§ What you need to do: Word for word, retype every entry in the listing.

§ Records for processing:
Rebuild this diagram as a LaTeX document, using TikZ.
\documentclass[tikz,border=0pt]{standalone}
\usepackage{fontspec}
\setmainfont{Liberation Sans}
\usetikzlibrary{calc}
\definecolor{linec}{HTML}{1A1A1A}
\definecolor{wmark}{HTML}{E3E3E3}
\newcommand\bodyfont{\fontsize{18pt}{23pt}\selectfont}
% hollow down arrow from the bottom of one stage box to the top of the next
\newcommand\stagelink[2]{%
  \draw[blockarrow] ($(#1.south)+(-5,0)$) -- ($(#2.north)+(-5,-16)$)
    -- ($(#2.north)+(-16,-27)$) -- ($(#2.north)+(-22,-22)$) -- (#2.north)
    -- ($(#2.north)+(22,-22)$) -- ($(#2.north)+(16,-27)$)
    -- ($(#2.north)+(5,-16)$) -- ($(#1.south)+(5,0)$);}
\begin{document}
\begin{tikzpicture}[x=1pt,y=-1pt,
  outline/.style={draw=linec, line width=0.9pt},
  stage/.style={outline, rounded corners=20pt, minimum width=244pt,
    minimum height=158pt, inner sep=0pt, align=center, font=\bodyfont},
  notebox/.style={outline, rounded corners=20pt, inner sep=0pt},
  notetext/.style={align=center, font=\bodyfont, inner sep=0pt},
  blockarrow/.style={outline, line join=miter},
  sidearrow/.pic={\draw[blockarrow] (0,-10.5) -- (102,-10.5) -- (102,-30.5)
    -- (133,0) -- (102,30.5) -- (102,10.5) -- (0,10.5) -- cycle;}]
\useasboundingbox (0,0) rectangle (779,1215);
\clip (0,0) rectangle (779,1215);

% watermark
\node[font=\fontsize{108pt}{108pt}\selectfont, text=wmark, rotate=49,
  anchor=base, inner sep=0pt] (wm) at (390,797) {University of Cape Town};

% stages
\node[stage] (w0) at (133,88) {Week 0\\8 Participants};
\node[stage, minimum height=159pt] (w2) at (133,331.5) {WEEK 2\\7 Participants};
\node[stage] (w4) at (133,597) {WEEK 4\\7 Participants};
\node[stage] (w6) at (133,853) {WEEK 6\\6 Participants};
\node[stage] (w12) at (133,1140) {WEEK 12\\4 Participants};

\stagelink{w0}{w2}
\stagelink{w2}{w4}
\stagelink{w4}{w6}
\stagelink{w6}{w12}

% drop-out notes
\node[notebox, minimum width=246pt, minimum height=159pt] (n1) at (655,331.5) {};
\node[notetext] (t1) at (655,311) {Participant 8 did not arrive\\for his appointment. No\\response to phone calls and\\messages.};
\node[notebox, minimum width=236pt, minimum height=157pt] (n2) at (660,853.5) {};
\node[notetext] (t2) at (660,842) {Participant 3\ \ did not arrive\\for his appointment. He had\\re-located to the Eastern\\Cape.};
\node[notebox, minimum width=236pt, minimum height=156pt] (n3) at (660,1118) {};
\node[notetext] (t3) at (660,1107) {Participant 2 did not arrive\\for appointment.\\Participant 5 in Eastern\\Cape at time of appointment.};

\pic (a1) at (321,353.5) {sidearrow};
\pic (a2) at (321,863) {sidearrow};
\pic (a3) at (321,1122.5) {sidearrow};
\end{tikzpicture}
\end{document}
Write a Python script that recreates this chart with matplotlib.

§ Output for this task:
Rebuild this diagram as a LaTeX document, using TikZ.
\documentclass[tikz,border=0pt]{standalone}
\usepackage{fontspec}
\setmainfont{Liberation Sans}
\usetikzlibrary{calc}
\definecolor{linec}{HTML}{1A1A1A}
\definecolor{wmark}{HTML}{E3E3E3}
\newcommand\bodyfont{\fontsize{18pt}{23pt}\selectfont}
% hollow down arrow from the bottom of one stage box to the top of the next
\newcommand\stagelink[2]{%
  \draw[blockarrow] ($(#1.south)+(-5,0)$) -- ($(#2.north)+(-5,-16)$)
    -- ($(#2.north)+(-16,-27)$) -- ($(#2.north)+(-22,-22)$) -- (#2.north)
    -- ($(#2.north)+(22,-22)$) -- ($(#2.north)+(16,-27)$)
    -- ($(#2.north)+(5,-16)$) -- ($(#1.south)+(5,0)$);}
\begin{document}
\begin{tikzpicture}[x=1pt,y=-1pt,
  outline/.style={draw=linec, line width=0.9pt},
  stage/.style={outline, rounded corners=20pt, minimum width=244pt,
    minimum height=158pt, inner sep=0pt, align=center, font=\bodyfont},
  notebox/.style={outline, rounded corners=20pt, inner sep=0pt},
  notetext/.style={align=center, font=\bodyfont, inner sep=0pt},
  blockarrow/.style={outline, line join=miter},
  sidearrow/.pic={\draw[blockarrow] (0,-10.5) -- (102,-10.5) -- (102,-30.5)
    -- (133,0) -- (102,30.5) -- (102,10.5) -- (0,10.5) -- cycle;}]
\useasboundingbox (0,0) rectangle (779,1215);
\clip (0,0) rectangle (779,1215);

% watermark
\node[font=\fontsize{108pt}{108pt}\selectfont, text=wmark, rotate=49,
  anchor=base, inner sep=0pt] (wm) at (390,797) {University of Cape Town};

% stages
\node[stage] (w0) at (133,88) {Week 0\\8 Participants};
\node[stage, minimum height=159pt] (w2) at (133,331.5) {WEEK 2\\7 Participants};
\node[stage] (w4) at (133,597) {WEEK 4\\7 Participants};
\node[stage] (w6) at (133,853) {WEEK 6\\6 Participants};
\node[stage] (w12) at (133,1140) {WEEK 12\\4 Participants};

\stagelink{w0}{w2}
\stagelink{w2}{w4}
\stagelink{w4}{w6}
\stagelink{w6}{w12}

% drop-out notes
\node[notebox, minimum width=246pt, minimum height=159pt] (n1) at (655,331.5) {};
\node[notetext] (t1) at (655,311) {Participant 8 did not arrive\\for his appointment. No\\response to phone calls and\\messages.};
\node[notebox, minimum width=236pt, minimum height=157pt] (n2) at (660,853.5) {};
\node[notetext] (t2) at (660,842) {Participant 3\ \ did not arrive\\for his appointment. He had\\re-located to the Eastern\\Cape.};
\node[notebox, minimum width=236pt, minimum height=156pt] (n3) at (660,1118) {};
\node[notetext] (t3) at (660,1107) {Participant 2 did not arrive\\for appointment.\\Participant 5 in Eastern\\Cape at time of appointment.};

\pic (a1) at (321,353.5) {sidearrow};
\pic (a2) at (321,863) {sidearrow};
\pic (a3) at (321,1122.5) {sidearrow};
\end{tikzpicture}
\end{document}
Write a Python script that recreates this chart with matplotlib.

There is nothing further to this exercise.